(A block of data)
• • •
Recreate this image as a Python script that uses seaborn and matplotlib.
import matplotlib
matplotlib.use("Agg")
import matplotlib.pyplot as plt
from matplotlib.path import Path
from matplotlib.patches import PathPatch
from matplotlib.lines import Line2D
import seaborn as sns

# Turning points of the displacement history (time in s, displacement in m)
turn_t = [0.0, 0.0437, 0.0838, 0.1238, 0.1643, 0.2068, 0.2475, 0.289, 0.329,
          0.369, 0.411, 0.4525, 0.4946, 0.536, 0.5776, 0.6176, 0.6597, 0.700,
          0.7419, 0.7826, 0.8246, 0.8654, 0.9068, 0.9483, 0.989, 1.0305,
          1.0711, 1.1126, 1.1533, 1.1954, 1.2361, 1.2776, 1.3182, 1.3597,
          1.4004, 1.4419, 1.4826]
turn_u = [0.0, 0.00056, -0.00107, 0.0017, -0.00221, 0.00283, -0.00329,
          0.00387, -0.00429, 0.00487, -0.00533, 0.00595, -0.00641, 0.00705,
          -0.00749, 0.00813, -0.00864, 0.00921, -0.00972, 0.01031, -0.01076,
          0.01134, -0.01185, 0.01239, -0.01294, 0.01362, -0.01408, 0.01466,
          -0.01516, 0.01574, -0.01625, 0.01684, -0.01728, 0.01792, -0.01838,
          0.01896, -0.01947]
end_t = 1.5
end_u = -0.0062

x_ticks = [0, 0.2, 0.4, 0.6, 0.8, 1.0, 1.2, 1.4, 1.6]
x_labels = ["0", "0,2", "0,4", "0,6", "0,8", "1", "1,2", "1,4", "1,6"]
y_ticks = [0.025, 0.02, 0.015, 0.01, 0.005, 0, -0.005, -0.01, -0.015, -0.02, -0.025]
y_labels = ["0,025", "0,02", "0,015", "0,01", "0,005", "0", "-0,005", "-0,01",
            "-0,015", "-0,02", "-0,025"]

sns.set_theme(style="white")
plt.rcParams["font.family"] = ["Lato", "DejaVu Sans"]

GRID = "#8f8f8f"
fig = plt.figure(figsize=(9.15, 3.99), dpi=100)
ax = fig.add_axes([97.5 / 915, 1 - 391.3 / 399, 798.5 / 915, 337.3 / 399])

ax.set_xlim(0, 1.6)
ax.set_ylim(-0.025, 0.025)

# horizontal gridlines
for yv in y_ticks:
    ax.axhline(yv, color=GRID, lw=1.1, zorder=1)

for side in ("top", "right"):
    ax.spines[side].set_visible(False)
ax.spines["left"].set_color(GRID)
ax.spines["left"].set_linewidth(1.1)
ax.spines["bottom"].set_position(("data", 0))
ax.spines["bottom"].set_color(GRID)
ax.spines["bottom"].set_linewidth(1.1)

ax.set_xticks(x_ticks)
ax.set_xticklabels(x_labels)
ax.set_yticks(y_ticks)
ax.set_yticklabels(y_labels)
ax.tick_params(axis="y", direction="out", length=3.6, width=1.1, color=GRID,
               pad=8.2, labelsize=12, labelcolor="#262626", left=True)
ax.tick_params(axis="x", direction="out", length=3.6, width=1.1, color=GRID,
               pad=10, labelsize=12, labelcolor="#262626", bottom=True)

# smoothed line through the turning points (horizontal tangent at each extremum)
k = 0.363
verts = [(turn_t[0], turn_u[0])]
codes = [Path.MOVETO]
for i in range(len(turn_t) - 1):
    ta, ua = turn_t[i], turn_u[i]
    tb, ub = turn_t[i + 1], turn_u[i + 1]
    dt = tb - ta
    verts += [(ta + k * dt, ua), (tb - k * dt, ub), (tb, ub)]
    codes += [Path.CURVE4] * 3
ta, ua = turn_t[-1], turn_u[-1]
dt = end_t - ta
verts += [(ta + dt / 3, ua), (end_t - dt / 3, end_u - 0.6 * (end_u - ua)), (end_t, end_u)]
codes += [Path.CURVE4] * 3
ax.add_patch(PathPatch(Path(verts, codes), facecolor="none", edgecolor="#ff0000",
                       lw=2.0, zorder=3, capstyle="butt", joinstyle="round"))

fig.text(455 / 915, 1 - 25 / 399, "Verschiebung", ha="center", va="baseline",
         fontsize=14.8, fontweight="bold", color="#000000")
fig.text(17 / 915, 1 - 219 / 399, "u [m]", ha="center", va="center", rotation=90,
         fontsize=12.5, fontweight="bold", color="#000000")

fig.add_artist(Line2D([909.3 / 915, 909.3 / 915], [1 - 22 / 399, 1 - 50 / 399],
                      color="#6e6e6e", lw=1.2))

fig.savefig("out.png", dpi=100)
• • •
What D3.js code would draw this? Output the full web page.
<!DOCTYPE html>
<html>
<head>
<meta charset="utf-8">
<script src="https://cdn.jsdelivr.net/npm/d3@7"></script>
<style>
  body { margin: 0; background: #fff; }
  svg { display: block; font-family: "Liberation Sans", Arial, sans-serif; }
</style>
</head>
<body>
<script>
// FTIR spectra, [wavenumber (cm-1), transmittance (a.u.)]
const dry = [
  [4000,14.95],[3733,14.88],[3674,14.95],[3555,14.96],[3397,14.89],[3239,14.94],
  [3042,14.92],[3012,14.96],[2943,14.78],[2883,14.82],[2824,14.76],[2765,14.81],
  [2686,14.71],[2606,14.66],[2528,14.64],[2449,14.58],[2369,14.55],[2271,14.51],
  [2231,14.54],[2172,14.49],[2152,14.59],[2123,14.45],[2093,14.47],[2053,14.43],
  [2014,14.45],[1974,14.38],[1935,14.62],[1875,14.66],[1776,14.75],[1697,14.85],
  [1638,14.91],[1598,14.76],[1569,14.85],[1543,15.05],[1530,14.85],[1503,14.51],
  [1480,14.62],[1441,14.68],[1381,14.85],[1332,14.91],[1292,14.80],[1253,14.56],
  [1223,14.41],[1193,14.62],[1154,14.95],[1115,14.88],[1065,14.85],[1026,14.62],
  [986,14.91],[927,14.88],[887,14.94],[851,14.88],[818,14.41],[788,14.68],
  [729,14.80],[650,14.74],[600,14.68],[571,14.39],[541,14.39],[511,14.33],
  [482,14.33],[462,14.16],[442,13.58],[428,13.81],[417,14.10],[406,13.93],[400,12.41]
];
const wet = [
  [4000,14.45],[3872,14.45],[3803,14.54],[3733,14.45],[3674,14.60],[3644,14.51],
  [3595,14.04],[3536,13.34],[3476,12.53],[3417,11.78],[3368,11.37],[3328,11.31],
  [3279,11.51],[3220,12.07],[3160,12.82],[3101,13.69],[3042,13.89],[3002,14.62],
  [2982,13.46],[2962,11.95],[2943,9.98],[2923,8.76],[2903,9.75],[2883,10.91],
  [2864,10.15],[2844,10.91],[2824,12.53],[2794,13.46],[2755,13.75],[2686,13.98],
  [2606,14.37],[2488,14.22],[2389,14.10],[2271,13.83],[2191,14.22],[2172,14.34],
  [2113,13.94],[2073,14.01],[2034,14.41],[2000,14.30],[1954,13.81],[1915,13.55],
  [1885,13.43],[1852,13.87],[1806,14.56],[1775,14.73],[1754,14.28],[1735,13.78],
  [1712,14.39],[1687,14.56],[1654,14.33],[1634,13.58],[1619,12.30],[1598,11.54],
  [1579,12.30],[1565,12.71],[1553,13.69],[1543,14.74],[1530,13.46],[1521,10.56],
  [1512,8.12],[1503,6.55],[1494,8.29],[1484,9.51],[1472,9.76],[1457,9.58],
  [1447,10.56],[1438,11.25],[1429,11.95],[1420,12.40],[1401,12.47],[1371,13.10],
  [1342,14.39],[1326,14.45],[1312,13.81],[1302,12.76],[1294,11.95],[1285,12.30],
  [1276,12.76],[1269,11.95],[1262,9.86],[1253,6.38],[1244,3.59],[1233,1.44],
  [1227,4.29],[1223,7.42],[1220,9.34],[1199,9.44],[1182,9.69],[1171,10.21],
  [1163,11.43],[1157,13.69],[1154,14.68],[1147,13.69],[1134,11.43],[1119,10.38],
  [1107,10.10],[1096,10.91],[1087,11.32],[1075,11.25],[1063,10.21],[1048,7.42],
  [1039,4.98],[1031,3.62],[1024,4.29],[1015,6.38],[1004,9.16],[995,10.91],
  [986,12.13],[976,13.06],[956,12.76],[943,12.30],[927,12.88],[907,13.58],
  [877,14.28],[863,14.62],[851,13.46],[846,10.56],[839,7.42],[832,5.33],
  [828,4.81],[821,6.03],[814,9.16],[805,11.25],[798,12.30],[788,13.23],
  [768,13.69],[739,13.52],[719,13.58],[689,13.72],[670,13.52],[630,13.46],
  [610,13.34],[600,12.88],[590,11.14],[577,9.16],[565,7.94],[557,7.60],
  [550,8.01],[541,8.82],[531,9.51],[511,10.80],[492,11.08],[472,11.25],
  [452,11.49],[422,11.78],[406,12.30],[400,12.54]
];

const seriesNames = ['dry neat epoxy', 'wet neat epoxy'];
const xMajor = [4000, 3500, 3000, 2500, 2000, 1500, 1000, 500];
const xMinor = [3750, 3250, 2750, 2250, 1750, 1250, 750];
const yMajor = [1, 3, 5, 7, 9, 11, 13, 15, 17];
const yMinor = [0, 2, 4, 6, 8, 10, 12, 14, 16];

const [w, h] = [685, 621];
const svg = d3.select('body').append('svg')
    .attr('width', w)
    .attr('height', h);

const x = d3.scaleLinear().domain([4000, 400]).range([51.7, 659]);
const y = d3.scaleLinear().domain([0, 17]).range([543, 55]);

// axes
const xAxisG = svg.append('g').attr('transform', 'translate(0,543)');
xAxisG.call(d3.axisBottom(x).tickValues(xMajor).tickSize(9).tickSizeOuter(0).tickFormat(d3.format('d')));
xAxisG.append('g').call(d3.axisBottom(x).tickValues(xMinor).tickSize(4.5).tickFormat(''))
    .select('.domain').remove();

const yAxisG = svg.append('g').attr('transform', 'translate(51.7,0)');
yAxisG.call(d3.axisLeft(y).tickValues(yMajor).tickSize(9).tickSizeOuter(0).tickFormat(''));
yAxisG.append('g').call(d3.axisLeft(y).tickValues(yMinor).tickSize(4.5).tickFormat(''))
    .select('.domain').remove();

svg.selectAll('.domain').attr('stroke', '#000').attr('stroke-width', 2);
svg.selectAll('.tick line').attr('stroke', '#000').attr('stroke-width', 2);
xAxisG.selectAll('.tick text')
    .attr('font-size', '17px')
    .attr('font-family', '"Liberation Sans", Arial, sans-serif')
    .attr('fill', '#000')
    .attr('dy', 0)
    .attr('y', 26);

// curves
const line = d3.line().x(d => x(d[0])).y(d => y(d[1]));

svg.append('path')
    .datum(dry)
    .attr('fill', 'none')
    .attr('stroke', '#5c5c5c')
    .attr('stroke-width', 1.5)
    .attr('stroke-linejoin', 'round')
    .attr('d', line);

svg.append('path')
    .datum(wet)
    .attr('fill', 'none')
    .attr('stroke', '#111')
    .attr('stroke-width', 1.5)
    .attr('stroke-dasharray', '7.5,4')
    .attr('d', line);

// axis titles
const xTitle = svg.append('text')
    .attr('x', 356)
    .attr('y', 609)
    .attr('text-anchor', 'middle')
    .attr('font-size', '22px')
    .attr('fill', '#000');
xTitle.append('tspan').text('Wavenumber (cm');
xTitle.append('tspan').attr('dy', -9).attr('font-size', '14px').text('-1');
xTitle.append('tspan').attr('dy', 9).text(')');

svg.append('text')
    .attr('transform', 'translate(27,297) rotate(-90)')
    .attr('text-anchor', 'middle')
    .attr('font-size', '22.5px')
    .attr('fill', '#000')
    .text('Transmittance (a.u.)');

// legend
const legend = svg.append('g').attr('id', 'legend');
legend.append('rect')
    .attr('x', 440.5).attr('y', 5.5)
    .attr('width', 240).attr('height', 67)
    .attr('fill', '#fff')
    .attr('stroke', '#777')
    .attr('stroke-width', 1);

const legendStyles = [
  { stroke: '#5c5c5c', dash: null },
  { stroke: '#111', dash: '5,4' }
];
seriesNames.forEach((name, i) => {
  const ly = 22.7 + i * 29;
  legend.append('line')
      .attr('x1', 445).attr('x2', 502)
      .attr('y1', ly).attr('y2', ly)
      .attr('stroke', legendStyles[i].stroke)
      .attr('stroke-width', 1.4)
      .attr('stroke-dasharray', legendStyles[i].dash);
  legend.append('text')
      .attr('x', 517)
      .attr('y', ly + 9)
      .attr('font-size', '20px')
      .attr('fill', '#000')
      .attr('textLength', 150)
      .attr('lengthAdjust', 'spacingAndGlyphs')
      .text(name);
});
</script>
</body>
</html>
• • •
# [WHAT YOU HAVE TO DO]
From the line containing "Recreate this image" down to the line containing "end_u = -0.0062" in the material above, reproduce every line exactly, including the two end lines.

# [ANSWER FOR THIS EXERCISE]
Recreate this image as a Python script that uses seaborn and matplotlib.
import matplotlib
matplotlib.use("Agg")
import matplotlib.pyplot as plt
from matplotlib.path import Path
from matplotlib.patches import PathPatch
from matplotlib.lines import Line2D
import seaborn as sns

# Turning points of the displacement history (time in s, displacement in m)
turn_t = [0.0, 0.0437, 0.0838, 0.1238, 0.1643, 0.2068, 0.2475, 0.289, 0.329,
          0.369, 0.411, 0.4525, 0.4946, 0.536, 0.5776, 0.6176, 0.6597, 0.700,
          0.7419, 0.7826, 0.8246, 0.8654, 0.9068, 0.9483, 0.989, 1.0305,
          1.0711, 1.1126, 1.1533, 1.1954, 1.2361, 1.2776, 1.3182, 1.3597,
          1.4004, 1.4419, 1.4826]
turn_u = [0.0, 0.00056, -0.00107, 0.0017, -0.00221, 0.00283, -0.00329,
          0.00387, -0.00429, 0.00487, -0.00533, 0.00595, -0.00641, 0.00705,
          -0.00749, 0.00813, -0.00864, 0.00921, -0.00972, 0.01031, -0.01076,
          0.01134, -0.01185, 0.01239, -0.01294, 0.01362, -0.01408, 0.01466,
          -0.01516, 0.01574, -0.01625, 0.01684, -0.01728, 0.01792, -0.01838,
          0.01896, -0.01947]
end_t = 1.5
end_u = -0.0062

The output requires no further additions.